**Given instruction:** Transcribe the whole listing without a single picture.

***

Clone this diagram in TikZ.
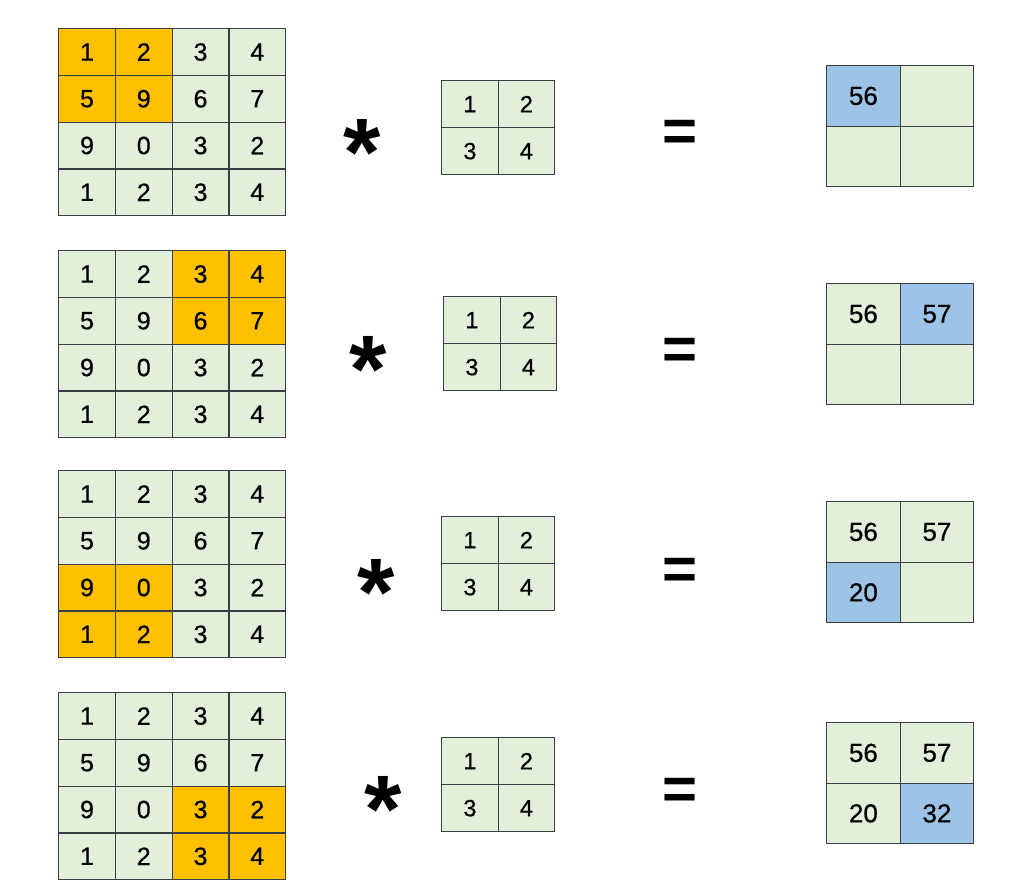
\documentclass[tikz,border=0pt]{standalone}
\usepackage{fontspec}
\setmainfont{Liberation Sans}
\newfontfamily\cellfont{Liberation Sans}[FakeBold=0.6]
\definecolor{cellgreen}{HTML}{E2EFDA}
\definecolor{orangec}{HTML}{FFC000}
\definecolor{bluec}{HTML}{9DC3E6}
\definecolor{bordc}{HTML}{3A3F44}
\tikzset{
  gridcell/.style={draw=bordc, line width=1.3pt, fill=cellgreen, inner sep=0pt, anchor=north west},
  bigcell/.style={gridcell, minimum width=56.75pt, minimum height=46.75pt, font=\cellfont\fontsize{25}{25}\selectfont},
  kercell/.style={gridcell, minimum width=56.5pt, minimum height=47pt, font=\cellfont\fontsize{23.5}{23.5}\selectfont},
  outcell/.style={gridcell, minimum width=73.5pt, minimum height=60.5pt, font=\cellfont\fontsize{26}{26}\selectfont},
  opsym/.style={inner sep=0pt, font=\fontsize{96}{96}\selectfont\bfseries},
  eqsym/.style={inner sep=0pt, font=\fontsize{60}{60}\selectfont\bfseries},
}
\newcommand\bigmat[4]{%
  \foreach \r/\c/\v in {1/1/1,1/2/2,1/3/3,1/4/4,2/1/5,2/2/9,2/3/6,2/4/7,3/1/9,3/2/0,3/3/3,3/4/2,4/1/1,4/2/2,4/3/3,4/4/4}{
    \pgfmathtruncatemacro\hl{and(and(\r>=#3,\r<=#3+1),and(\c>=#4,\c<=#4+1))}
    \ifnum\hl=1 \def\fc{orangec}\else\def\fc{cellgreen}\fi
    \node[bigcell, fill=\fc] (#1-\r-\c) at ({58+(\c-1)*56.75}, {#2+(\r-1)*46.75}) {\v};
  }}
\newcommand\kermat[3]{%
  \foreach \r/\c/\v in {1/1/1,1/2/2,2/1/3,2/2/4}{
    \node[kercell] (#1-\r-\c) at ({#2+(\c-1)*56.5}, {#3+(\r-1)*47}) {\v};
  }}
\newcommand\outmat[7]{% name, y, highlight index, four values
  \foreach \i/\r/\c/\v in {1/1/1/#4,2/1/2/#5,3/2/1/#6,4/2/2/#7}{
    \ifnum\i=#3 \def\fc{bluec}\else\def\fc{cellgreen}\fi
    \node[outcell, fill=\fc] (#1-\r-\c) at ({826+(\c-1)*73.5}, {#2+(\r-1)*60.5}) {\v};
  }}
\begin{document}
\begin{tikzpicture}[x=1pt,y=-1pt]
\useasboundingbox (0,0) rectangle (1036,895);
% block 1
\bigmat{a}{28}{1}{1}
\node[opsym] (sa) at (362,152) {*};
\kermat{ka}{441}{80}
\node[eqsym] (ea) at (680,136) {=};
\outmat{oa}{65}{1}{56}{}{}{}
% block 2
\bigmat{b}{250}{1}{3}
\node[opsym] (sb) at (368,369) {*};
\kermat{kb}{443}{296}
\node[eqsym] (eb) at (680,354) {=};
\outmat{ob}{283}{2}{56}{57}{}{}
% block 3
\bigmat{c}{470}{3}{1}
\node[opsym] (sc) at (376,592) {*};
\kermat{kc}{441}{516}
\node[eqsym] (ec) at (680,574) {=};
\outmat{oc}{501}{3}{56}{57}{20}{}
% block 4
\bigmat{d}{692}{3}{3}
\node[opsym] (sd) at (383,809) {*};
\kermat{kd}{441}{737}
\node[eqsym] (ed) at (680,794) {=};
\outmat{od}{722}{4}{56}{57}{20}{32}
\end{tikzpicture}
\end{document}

***

**The completed task:**
Clone this diagram in TikZ.
\documentclass[tikz,border=0pt]{standalone}
\usepackage{fontspec}
\setmainfont{Liberation Sans}
\newfontfamily\cellfont{Liberation Sans}[FakeBold=0.6]
\definecolor{cellgreen}{HTML}{E2EFDA}
\definecolor{orangec}{HTML}{FFC000}
\definecolor{bluec}{HTML}{9DC3E6}
\definecolor{bordc}{HTML}{3A3F44}
\tikzset{
  gridcell/.style={draw=bordc, line width=1.3pt, fill=cellgreen, inner sep=0pt, anchor=north west},
  bigcell/.style={gridcell, minimum width=56.75pt, minimum height=46.75pt, font=\cellfont\fontsize{25}{25}\selectfont},
  kercell/.style={gridcell, minimum width=56.5pt, minimum height=47pt, font=\cellfont\fontsize{23.5}{23.5}\selectfont},
  outcell/.style={gridcell, minimum width=73.5pt, minimum height=60.5pt, font=\cellfont\fontsize{26}{26}\selectfont},
  opsym/.style={inner sep=0pt, font=\fontsize{96}{96}\selectfont\bfseries},
  eqsym/.style={inner sep=0pt, font=\fontsize{60}{60}\selectfont\bfseries},
}
\newcommand\bigmat[4]{%
  \foreach \r/\c/\v in {1/1/1,1/2/2,1/3/3,1/4/4,2/1/5,2/2/9,2/3/6,2/4/7,3/1/9,3/2/0,3/3/3,3/4/2,4/1/1,4/2/2,4/3/3,4/4/4}{
    \pgfmathtruncatemacro\hl{and(and(\r>=#3,\r<=#3+1),and(\c>=#4,\c<=#4+1))}
    \ifnum\hl=1 \def\fc{orangec}\else\def\fc{cellgreen}\fi
    \node[bigcell, fill=\fc] (#1-\r-\c) at ({58+(\c-1)*56.75}, {#2+(\r-1)*46.75}) {\v};
  }}
\newcommand\kermat[3]{%
  \foreach \r/\c/\v in {1/1/1,1/2/2,2/1/3,2/2/4}{
    \node[kercell] (#1-\r-\c) at ({#2+(\c-1)*56.5}, {#3+(\r-1)*47}) {\v};
  }}
\newcommand\outmat[7]{% name, y, highlight index, four values
  \foreach \i/\r/\c/\v in {1/1/1/#4,2/1/2/#5,3/2/1/#6,4/2/2/#7}{
    \ifnum\i=#3 \def\fc{bluec}\else\def\fc{cellgreen}\fi
    \node[outcell, fill=\fc] (#1-\r-\c) at ({826+(\c-1)*73.5}, {#2+(\r-1)*60.5}) {\v};
  }}
\begin{document}
\begin{tikzpicture}[x=1pt,y=-1pt]
\useasboundingbox (0,0) rectangle (1036,895);
% block 1
\bigmat{a}{28}{1}{1}
\node[opsym] (sa) at (362,152) {*};
\kermat{ka}{441}{80}
\node[eqsym] (ea) at (680,136) {=};
\outmat{oa}{65}{1}{56}{}{}{}
% block 2
\bigmat{b}{250}{1}{3}
\node[opsym] (sb) at (368,369) {*};
\kermat{kb}{443}{296}
\node[eqsym] (eb) at (680,354) {=};
\outmat{ob}{283}{2}{56}{57}{}{}
% block 3
\bigmat{c}{470}{3}{1}
\node[opsym] (sc) at (376,592) {*};
\kermat{kc}{441}{516}
\node[eqsym] (ec) at (680,574) {=};
\outmat{oc}{501}{3}{56}{57}{20}{}
% block 4
\bigmat{d}{692}{3}{3}
\node[opsym] (sd) at (383,809) {*};
\kermat{kd}{441}{737}
\node[eqsym] (ed) at (680,794) {=};
\outmat{od}{722}{4}{56}{57}{20}{32}
\end{tikzpicture}
\end{document}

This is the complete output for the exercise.